Using the material below, print a verbatim copy of every line from the one containing "Generate a component" through the one containing "const monthsIn2016 = 10;", inclusive, and omit the pictures.

--- begin MATERIAL SUPPLIED ---

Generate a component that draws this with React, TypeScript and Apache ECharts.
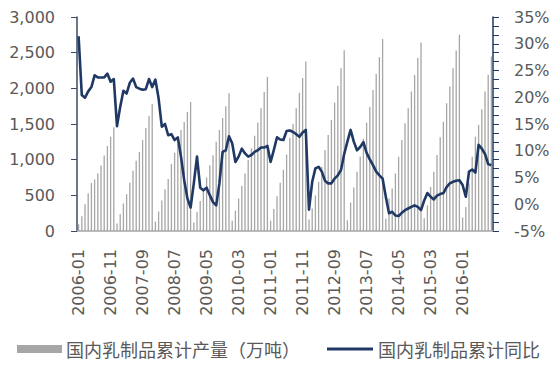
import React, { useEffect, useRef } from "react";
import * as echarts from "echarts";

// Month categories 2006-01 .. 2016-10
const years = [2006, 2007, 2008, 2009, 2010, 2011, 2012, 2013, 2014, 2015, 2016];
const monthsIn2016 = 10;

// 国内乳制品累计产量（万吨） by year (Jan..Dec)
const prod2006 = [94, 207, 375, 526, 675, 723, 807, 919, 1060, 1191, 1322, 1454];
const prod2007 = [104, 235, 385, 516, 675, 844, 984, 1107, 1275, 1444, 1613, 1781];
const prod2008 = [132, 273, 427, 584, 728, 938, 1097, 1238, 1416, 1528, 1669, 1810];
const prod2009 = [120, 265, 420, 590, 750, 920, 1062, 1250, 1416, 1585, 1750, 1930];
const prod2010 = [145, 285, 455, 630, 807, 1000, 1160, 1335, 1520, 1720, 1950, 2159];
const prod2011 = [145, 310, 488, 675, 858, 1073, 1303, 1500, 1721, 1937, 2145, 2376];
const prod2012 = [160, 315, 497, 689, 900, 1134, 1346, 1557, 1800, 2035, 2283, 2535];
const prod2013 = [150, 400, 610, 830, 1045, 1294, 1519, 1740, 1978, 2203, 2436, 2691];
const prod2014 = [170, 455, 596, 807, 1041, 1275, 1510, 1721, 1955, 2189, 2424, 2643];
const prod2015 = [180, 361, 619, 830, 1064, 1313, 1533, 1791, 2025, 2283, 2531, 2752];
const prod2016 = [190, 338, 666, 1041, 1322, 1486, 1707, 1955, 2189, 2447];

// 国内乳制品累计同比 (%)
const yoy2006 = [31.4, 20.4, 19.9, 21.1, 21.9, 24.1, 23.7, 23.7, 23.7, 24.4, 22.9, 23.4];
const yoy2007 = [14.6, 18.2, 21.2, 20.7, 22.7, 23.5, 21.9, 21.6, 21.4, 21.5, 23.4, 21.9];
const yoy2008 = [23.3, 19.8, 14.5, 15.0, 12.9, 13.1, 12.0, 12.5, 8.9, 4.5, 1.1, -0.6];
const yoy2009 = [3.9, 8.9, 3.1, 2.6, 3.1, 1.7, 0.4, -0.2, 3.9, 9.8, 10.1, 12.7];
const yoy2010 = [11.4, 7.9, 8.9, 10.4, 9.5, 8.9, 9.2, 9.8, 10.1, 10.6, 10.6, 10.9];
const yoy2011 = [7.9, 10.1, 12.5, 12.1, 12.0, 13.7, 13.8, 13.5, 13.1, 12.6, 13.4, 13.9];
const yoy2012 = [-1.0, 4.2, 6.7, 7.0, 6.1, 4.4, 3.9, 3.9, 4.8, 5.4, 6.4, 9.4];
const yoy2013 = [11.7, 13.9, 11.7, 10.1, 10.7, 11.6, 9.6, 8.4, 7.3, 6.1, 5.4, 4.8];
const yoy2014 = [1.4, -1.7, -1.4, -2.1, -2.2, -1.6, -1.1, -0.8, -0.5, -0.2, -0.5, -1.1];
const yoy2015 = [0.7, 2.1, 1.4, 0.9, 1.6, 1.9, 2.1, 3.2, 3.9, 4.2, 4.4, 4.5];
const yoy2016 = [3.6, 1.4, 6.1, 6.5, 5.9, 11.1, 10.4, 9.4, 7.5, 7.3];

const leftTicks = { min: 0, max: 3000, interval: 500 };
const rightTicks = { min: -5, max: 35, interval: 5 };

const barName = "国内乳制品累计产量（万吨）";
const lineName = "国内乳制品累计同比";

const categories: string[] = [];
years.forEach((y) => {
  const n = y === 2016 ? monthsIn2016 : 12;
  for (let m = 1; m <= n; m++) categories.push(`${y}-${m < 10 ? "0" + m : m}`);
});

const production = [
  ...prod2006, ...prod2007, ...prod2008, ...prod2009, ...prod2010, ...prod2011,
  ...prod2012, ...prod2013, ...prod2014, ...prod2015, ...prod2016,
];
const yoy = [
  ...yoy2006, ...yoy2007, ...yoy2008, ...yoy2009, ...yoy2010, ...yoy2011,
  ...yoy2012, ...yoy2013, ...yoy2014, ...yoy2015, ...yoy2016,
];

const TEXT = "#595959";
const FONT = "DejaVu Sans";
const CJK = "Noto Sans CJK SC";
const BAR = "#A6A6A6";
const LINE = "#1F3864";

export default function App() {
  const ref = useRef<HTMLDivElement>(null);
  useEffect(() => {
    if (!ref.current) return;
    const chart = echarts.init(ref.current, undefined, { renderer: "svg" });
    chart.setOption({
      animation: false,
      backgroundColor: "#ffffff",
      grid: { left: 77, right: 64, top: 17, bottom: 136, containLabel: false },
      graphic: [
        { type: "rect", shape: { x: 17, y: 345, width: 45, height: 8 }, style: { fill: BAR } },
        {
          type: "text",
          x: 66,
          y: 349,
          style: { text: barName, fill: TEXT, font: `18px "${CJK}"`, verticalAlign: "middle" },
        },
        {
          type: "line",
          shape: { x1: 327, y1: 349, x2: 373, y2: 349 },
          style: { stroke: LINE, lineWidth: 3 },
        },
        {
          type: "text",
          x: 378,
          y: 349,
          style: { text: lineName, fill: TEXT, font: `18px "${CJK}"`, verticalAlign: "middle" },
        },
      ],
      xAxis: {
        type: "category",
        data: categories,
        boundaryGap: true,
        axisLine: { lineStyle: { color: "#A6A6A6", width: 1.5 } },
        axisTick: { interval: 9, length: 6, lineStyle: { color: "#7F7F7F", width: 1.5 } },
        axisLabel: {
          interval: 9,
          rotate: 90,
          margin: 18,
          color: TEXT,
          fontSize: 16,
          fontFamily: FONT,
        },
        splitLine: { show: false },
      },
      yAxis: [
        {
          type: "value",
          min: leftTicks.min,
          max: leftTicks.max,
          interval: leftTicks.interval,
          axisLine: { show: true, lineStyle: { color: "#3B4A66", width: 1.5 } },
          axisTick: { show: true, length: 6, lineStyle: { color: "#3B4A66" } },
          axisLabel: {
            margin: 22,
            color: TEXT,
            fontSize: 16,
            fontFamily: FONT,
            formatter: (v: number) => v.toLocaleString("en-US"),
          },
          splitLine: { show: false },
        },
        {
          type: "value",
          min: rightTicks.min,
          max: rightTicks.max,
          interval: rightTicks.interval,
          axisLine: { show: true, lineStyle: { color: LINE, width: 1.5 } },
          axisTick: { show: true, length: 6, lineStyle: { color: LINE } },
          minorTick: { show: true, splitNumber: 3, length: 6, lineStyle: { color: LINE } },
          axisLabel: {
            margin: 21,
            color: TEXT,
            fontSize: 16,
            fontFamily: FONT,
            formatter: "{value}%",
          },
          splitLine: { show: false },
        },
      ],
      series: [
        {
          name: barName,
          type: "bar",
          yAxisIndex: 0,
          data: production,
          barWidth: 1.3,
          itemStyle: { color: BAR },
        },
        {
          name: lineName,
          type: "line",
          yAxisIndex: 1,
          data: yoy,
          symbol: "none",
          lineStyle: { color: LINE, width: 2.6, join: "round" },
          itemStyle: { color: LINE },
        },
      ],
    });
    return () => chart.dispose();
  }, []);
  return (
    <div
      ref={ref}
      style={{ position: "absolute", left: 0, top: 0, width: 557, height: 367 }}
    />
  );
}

--- end MATERIAL SUPPLIED ---
--- begin MATERIAL SUPPLIED ---

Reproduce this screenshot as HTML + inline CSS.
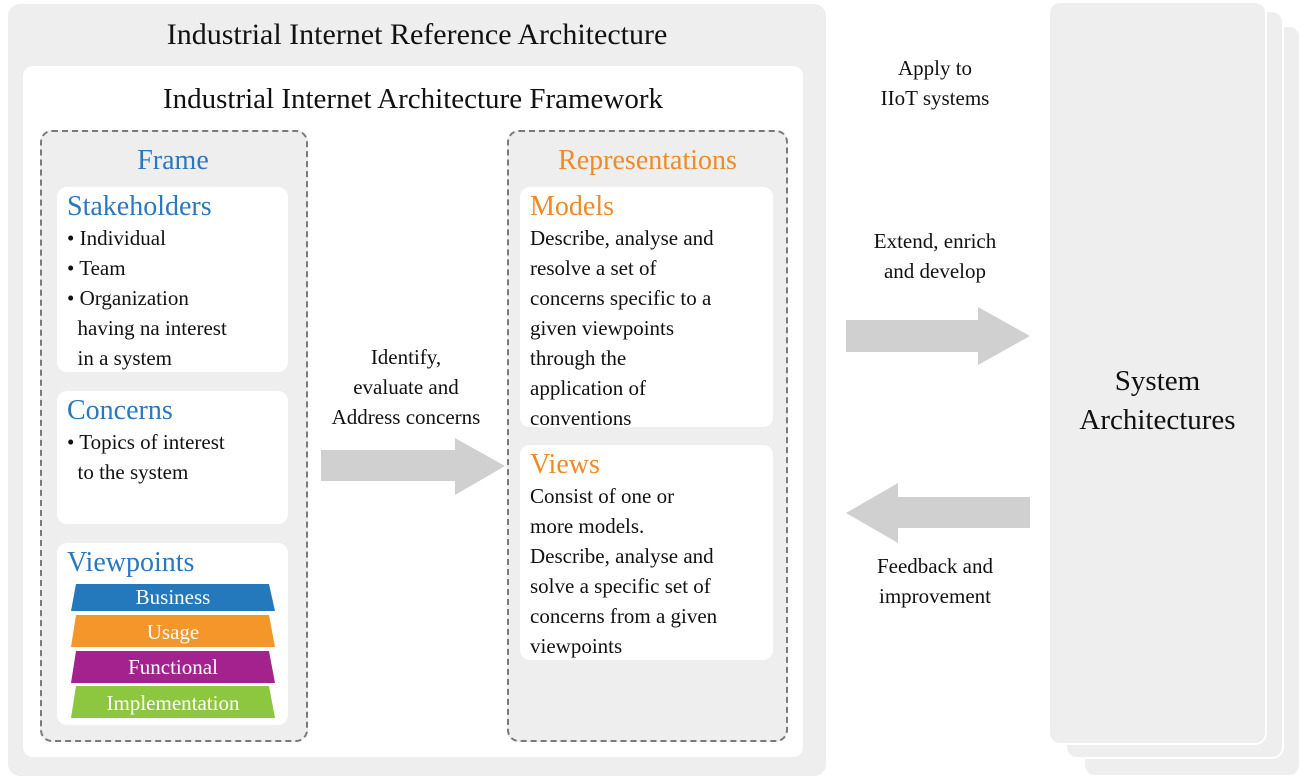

--- end MATERIAL SUPPLIED ---

■ EXERCISE ANSWER:
Generate a component that draws this with React, TypeScript and Apache ECharts.
import React, { useEffect, useRef } from "react";
import * as echarts from "echarts";

// Month categories 2006-01 .. 2016-10
const years = [2006, 2007, 2008, 2009, 2010, 2011, 2012, 2013, 2014, 2015, 2016];
const monthsIn2016 = 10;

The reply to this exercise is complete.